EXERCISE TASK
Gather, from the listing beneath this task, every line holding the string "with".

** start of ENTRIES SUPPLIED **

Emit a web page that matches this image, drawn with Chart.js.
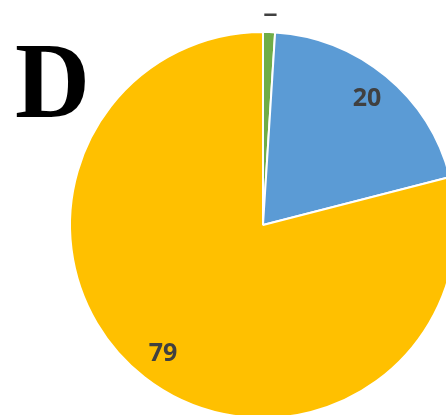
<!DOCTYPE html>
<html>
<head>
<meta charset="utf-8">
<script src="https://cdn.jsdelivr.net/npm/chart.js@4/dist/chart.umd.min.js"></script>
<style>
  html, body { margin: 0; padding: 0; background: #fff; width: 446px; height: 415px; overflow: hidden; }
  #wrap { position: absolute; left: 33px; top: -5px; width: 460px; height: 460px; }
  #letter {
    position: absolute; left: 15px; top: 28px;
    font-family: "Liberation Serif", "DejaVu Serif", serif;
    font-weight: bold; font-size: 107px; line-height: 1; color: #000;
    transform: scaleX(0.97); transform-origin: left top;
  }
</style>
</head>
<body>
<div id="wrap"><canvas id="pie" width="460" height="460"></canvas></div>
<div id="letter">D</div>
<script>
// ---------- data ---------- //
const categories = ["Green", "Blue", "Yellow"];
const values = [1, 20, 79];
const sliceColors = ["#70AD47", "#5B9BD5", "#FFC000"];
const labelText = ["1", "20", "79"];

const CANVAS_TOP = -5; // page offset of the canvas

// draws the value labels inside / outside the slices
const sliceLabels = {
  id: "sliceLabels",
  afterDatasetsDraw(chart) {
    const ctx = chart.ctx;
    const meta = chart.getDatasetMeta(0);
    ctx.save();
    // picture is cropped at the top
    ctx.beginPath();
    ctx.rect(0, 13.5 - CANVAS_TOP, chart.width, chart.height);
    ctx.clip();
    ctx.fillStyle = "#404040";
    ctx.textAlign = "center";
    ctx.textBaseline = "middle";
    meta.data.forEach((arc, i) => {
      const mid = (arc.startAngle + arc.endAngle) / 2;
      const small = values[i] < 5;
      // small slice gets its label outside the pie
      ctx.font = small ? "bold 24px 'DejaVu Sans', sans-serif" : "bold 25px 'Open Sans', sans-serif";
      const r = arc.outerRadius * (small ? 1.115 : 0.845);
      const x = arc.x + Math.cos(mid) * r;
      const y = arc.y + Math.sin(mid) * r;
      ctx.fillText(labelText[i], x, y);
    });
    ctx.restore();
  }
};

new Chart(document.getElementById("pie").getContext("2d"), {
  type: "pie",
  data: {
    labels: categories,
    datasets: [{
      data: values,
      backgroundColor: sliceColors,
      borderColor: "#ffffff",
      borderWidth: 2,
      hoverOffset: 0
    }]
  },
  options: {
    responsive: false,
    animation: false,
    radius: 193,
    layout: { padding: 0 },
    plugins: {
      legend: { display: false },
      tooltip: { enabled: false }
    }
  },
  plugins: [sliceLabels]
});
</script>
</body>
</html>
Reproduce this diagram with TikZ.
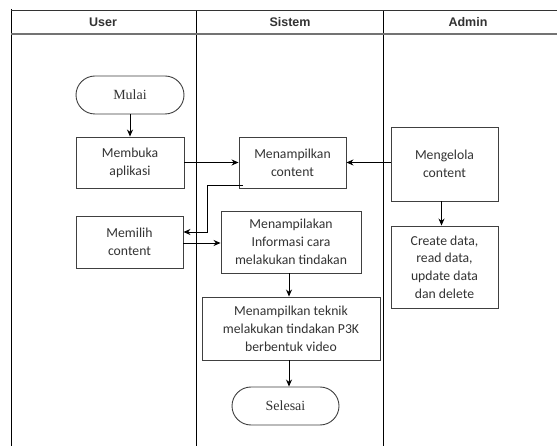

** end of ENTRIES SUPPLIED **

OUTPUT BELOW
Emit a web page that matches this image, drawn with Chart.js.
Reproduce this diagram with TikZ.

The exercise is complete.